How Temperature Changes K
A reaction that has a small K at one temperature won’t necessarily have a small K at every temperature. For endothermic reactions (those that absorb heat), raising the temperature increases K. For exothermic reactions (those that release heat), raising the temperature decreases K.
Consider an endothermic reaction with K = 4.9 × 10⁻⁶ at 25°C. Heating it to 100°C can push K up to 4.3 × 10⁻⁵, roughly a tenfold increase. It’s still a small constant, but the shift matters in practice. This is why some reactions that barely proceed at room temperature become viable at high temperatures: the equilibrium constant grows large enough for useful amounts of product to form. Conversely, an exothermic reaction with a comfortably large K at room temperature can see its constant shrink as the temperature rises, shifting the balance back toward reactants.
Simplifying Equilibrium Calculations
When K is very small, it actually makes the math easier. In ICE table calculations (the standard method for finding equilibrium concentrations), you often define a variable x representing how much product forms. When K is small, x is tiny compared to the initial concentrations of reactants, so you can drop it from the denominator of the equilibrium expression. This is called the small-x approximation, and it lets you avoid the quadratic formula entirely.
The rule of thumb: if the initial concentration divided by K is greater than 1,000, the approximation is safe. For example, if you start with 0.15 M of hydrocyanic acid (K = 6.2 × 10⁻¹⁰), the ratio is enormous, and the change in concentration turns out to be a fraction of a percent of the starting value.

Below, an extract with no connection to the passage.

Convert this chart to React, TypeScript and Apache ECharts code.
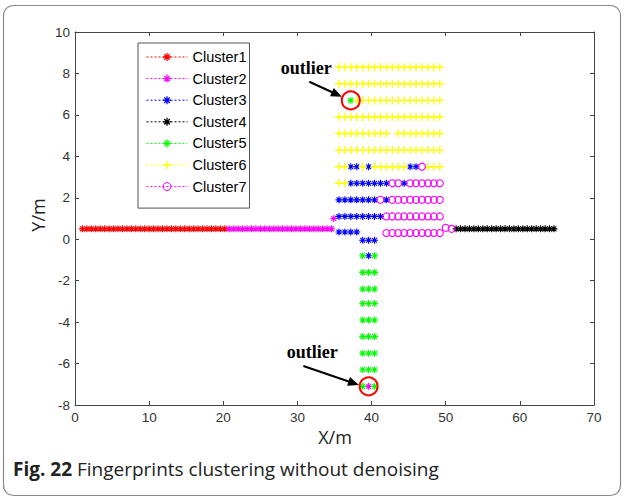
import React, { useEffect, useRef } from "react";
import * as echarts from "echarts";

type Row = [number, number[]];

// ---- axes ----
const xMin = 0;
const xMax = 70;
const xStep = 10;
const yMin = -8;
const yMax = 10;
const yStep = 2;

// ---- legend / clusters ----
const clusterNames = ["Cluster1", "Cluster2", "Cluster3", "Cluster4", "Cluster5", "Cluster6", "Cluster7"];
const clusterColors = ["#ff0000", "#ff00ff", "#0000ff", "#000000", "#00ff00", "#ffff00", "#ff00ff"];

// each row: [y, list of x]
const cluster1Rows: Row[] = [
  [0.5, [1.0, 1.6, 2.2, 2.8, 3.4, 4.0, 4.6, 5.2, 5.8, 6.4, 7.0, 7.6, 8.2, 8.8, 9.4, 10.0, 10.6, 11.2, 11.8, 12.4, 13.0, 13.6, 14.2, 14.8, 15.4, 16.0, 16.6, 17.2, 17.8, 18.4, 19.0, 19.6, 20.2]],
];
const cluster2Rows: Row[] = [
  [0.5, [20.8, 21.4, 22.0, 22.6, 23.2, 23.8, 24.4, 25.0, 25.6, 26.2, 26.8, 27.4, 28.0, 28.6, 29.2, 29.8, 30.4, 31.0, 31.6, 32.2, 32.8, 33.4, 34.0, 34.6]],
  [1.0, [34.9]],
  [-7.1, [39.6]],
];
const cluster3Rows: Row[] = [
  [3.5, [37.2, 38.0, 39.6, 45.2, 46.0]],
  [2.7, [37.2, 38.0, 38.8, 39.6, 40.4, 41.2, 42.0, 44.4]],
  [1.9, [35.6, 36.4, 37.2, 38.0, 38.8, 39.6, 40.4, 42.0]],
  [1.1, [35.6, 36.4, 37.2, 38.0, 38.8, 39.6, 40.4, 41.2]],
  [0.35, [35.6, 36.4, 37.2, 38.0]],
  [-0.05, [38.8, 39.6, 40.4]],
  [-0.8, [39.6]],
];
const cluster4Rows: Row[] = [
  [0.5, [51.4, 52.0, 52.6, 53.2, 53.8, 54.4, 55.0, 55.6, 56.2, 56.8, 57.4, 58.0, 58.6, 59.2, 59.8, 60.4, 61.0, 61.6, 62.2, 62.8, 63.4, 64.0, 64.6]],
];
const cluster5Rows: Row[] = [
  [6.7, [37.2]],
  [-0.8, [38.8, 40.4]],
  [-1.6, [38.8, 39.6, 40.4]],
  [-2.4, [38.8, 39.6, 40.4]],
  [-3.1, [38.8, 39.6, 40.4]],
  [-3.9, [38.8, 39.6, 40.4]],
  [-4.7, [38.8, 39.6, 40.4]],
  [-5.5, [38.8, 39.6, 40.4]],
  [-6.3, [38.8, 39.6, 40.4]],
  [-7.1, [38.8, 40.4]],
];
const cluster6Rows: Row[] = [
  [8.3, [35.6, 36.4, 37.2, 38.0, 38.8, 39.6, 40.4, 41.2, 42.0, 42.8, 43.6, 44.4, 45.2, 46.0, 46.8, 47.6, 48.4, 49.2]],
  [7.5, [35.6, 36.4, 37.2, 38.0, 38.8, 39.6, 40.4, 41.2, 42.0, 42.8, 43.6, 44.4, 45.2, 46.0, 46.8, 47.6, 48.4, 49.2]],
  [6.7, [38.0, 38.8, 39.6, 40.4, 41.2, 42.0, 42.8, 43.6, 44.4, 45.2, 46.0, 46.8, 47.6, 48.4, 49.2]],
  [5.9, [35.6, 36.4, 37.2, 38.0, 38.8, 39.6, 40.4, 41.2, 42.0, 42.8, 43.6, 44.4, 45.2, 46.0, 46.8, 47.6, 48.4, 49.2]],
  [5.1, [35.6, 36.4, 37.2, 38.0, 38.8, 39.6, 40.4, 41.2, 42.0, 43.6, 44.4, 45.2, 46.0, 46.8, 47.6, 48.4, 49.2]],
  [4.3, [35.6, 36.4, 37.2, 38.0, 38.8, 39.6, 40.4, 41.2, 42.0, 42.8, 43.6, 44.4, 45.2, 46.0, 46.8, 47.6, 48.4, 49.2]],
  [3.5, [35.6, 36.4, 38.8, 40.4, 41.2, 42.0, 42.8, 43.6, 44.4, 47.6, 48.4, 49.2]],
  [2.7, [35.6, 36.4]],
];
const cluster7Rows: Row[] = [
  [3.5, [46.8]],
  [2.7, [42.8, 43.6, 45.2, 46.0, 46.8, 47.6, 48.4, 49.2]],
  [1.9, [41.2, 42.8, 43.6, 44.4, 45.2, 46.0, 46.8, 47.6, 48.4, 49.2]],
  [1.1, [42.0, 42.8, 43.6, 44.4, 45.2, 46.0, 46.8, 47.6, 48.4, 49.2]],
  [0.3, [42.0, 42.8, 43.6, 44.4, 45.2, 46.0, 46.8, 47.6, 48.4, 49.2]],
  [0.55, [50.0]],
  [0.5, [50.8]],
];
const clusterRows = [cluster1Rows, cluster2Rows, cluster3Rows, cluster4Rows, cluster5Rows, cluster6Rows, cluster7Rows];

// annotation anchors (data coordinates)
const outlierLabels = [
  { text: [31.2, 8.25], from: [31.6, 7.6], to: [36.0, 6.88], circle: [37.2, 6.7] },
  { text: [32.0, -5.45], from: [30.8, -6.12], to: [38.3, -7.03], circle: [39.6, -7.1] },
];

const STAR =
  "path://M4.2,0H5.8V4.2H10V5.8H5.8V10H4.2V5.8H0V4.2H4.2Z M1,2.1L2.1,1L9,7.9L7.9,9Z M7.9,1L9,2.1L2.1,9L1,7.9Z";
const PLUS = "path://M4.1,0H5.9V4.1H10V5.9H5.9V10H4.1V5.9H0V4.1H4.1Z";
const clusterSymbols = [STAR, STAR, STAR, STAR, STAR, PLUS, "circle"];
const clusterSizes = [7, 7, 7, 7, 7, 8, 7];

const toPoints = (rows: Row[]) => rows.flatMap(([y, xs]) => xs.map((x) => [x, y]));

const AXIS_FONT = "'Liberation Sans', Arial, sans-serif";
const CAP_FONT = "'Open Sans', 'Noto Sans', sans-serif";

export default function App() {
  const ref = useRef<HTMLDivElement>(null);
  useEffect(() => {
    if (!ref.current) return;
    const chart = echarts.init(ref.current, null, { renderer: "svg" });
    const axisCommon = {
      type: "value" as const,
      axisLine: { show: true, onZero: false, lineStyle: { color: "#444", width: 1 } },
      axisTick: { show: true, inside: true, length: 4, lineStyle: { color: "#444" } },
      splitLine: { show: false },
    };
    const series = clusterNames.map((name, i) => ({
      type: "line",
      name,
      data: toPoints(clusterRows[i]),
      symbol: clusterSymbols[i],
      symbolSize: clusterSizes[i],
      showSymbol: true,
      showAllSymbol: true,
      silent: true,
      xAxisIndex: 0,
      yAxisIndex: 0,
      z: 2 + i,
      lineStyle: { color: clusterColors[i], width: 1, type: [2, 2], opacity: 0 },
      itemStyle:
        i === 6
          ? { color: "rgba(0,0,0,0)", borderColor: clusterColors[i], borderWidth: 1.1 }
          : { color: clusterColors[i] },
      emphasis: { disabled: true },
    }));
    chart.setOption({
      animation: false,
      backgroundColor: "#fff",
      grid: { left: 75, right: 30, top: 32, bottom: 94, containLabel: false },
      xAxis: [
        {
          ...axisCommon,
          min: xMin,
          max: xMax,
          interval: xStep,
          position: "bottom",
          axisLabel: { margin: 5, fontSize: 13.5, color: "#333", fontFamily: AXIS_FONT },
        },
        {
          ...axisCommon,
          min: xMin,
          max: xMax,
          interval: xStep,
          position: "top",
          axisLabel: { show: false },
        },
      ],
      yAxis: [
        {
          ...axisCommon,
          min: yMin,
          max: yMax,
          interval: yStep,
          position: "left",
          axisLabel: { margin: 5, fontSize: 13.5, color: "#333", fontFamily: AXIS_FONT },
        },
        {
          ...axisCommon,
          min: yMin,
          max: yMax,
          interval: yStep,
          position: "right",
          axisLabel: { show: false },
        },
      ],
      legend: {
        orient: "vertical",
        left: 138,
        top: 43,
        itemWidth: 41,
        itemHeight: 10,
        itemGap: 6.6,
        padding: [6.5, 3, 14, 8],
        borderColor: "#555",
        borderWidth: 1,
        backgroundColor: "#fff",
        selectedMode: false,
        textStyle: { fontFamily: AXIS_FONT, fontSize: 14.5, color: "#000" },
        lineStyle: { opacity: 1, width: 1, type: [2, 2] },
        data: clusterNames.map((n, i) => (i === 6 ? { name: n, itemStyle: { borderWidth: 1 } } : { name: n })),
      },
      series,
    });

    const px = (p: number[]) => chart.convertToPixel({ seriesIndex: 0 }, p) as number[];
    const elements: any[] = [
      {
        type: "rect",
        shape: { x: 3.5, y: 5.5, width: 617, height: 490, r: 10 },
        style: { fill: "none", stroke: "#8a8a8a", lineWidth: 1.2 },
        z: 0,
        silent: true,
      },
      {
        type: "text",
        x: 13,
        y: 469,
        style: {
          text: "{b|Fig. 22} Fingerprints clustering without denoising",
          fill: "#222",
          fontFamily: CAP_FONT,
          fontSize: 19,
          verticalAlign: "middle",
          textVerticalAlign: "middle",
          rich: { b: { fontWeight: "bold", fontFamily: CAP_FONT, fontSize: 19, fill: "#222" } },
        },
      },
      {
        type: "text",
        x: 335,
        y: 437,
        style: {
          text: "X/m",
          fill: "#222",
          fontFamily: CAP_FONT,
          fontSize: 18,
          align: "center",
          textAlign: "center",
          verticalAlign: "middle",
          textVerticalAlign: "middle",
        },
      },
      {
        type: "text",
        x: 38,
        y: 215,
        rotation: Math.PI / 2,
        style: {
          text: "Y/m",
          fill: "#222",
          fontFamily: CAP_FONT,
          fontSize: 18,
          align: "center",
          textAlign: "center",
          verticalAlign: "middle",
          textVerticalAlign: "middle",
        },
      },
    ];
    outlierLabels.forEach((a) => {
      const t = px(a.text);
      const f = px(a.from);
      const e = px(a.to);
      const c = px(a.circle);
      const dx = e[0] - f[0];
      const dy = e[1] - f[1];
      const len = Math.hypot(dx, dy);
      const ux = dx / len;
      const uy = dy / len;
      const hl = 11;
      const hw = 4.5;
      const bx = e[0] - ux * hl;
      const by = e[1] - uy * hl;
      elements.push(
        {
          type: "text",
          x: t[0],
          y: t[1],
          style: {
            text: "outlier",
            fill: "#000",
            fontFamily: "'Liberation Serif', 'Times New Roman', serif",
            fontWeight: "bold",
            fontSize: 18,
            align: "center",
            textAlign: "center",
            verticalAlign: "middle",
            textVerticalAlign: "middle",
          },
          z: 100,
        },
        {
          type: "line",
          shape: { x1: f[0], y1: f[1], x2: bx + ux * 1, y2: by + uy * 1 },
          style: { stroke: "#000", lineWidth: 2 },
          z: 100,
        },
        {
          type: "polygon",
          shape: {
            points: [
              [e[0], e[1]],
              [bx - uy * hw, by + ux * hw],
              [bx + uy * hw, by - ux * hw],
            ],
          },
          style: { fill: "#000" },
          z: 100,
        },
        {
          type: "circle",
          shape: { cx: c[0], cy: c[1], r: 9 },
          style: { fill: "none", stroke: "#ff0000", lineWidth: 2 },
          z: 100,
        }
      );
    });
    chart.setOption({ graphic: { elements } });
    return () => chart.dispose();
  }, []);
  return (
    <div
      ref={ref}
      style={{ position: "absolute", left: 0, top: 0, width: 624, height: 499, background: "#fff" }}
    />
  );
}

After solving, you check that x is less than 5% of the initial concentration. If it is, your simplified answer is valid. If x exceeds 5%, the approximation introduced too much error and you need to solve the full quadratic.
For ratios between 100 and 1,000, results are sometimes acceptable but you should verify with the 5% check. Below 100, skip the shortcut and solve the equation exactly.
Small K vs. Slow Reactions
One common point of confusion: a small K does not mean a reaction is slow. K describes where the equilibrium lies, not how quickly the system gets there. A reaction can have a tiny equilibrium constant but reach that equilibrium in milliseconds. Likewise, a reaction with a huge K can be extraordinarily slow if the activation energy barrier is high. Equilibrium constants and reaction rates are governed by completely different factors. K is about thermodynamic favorability. Speed is about kinetics.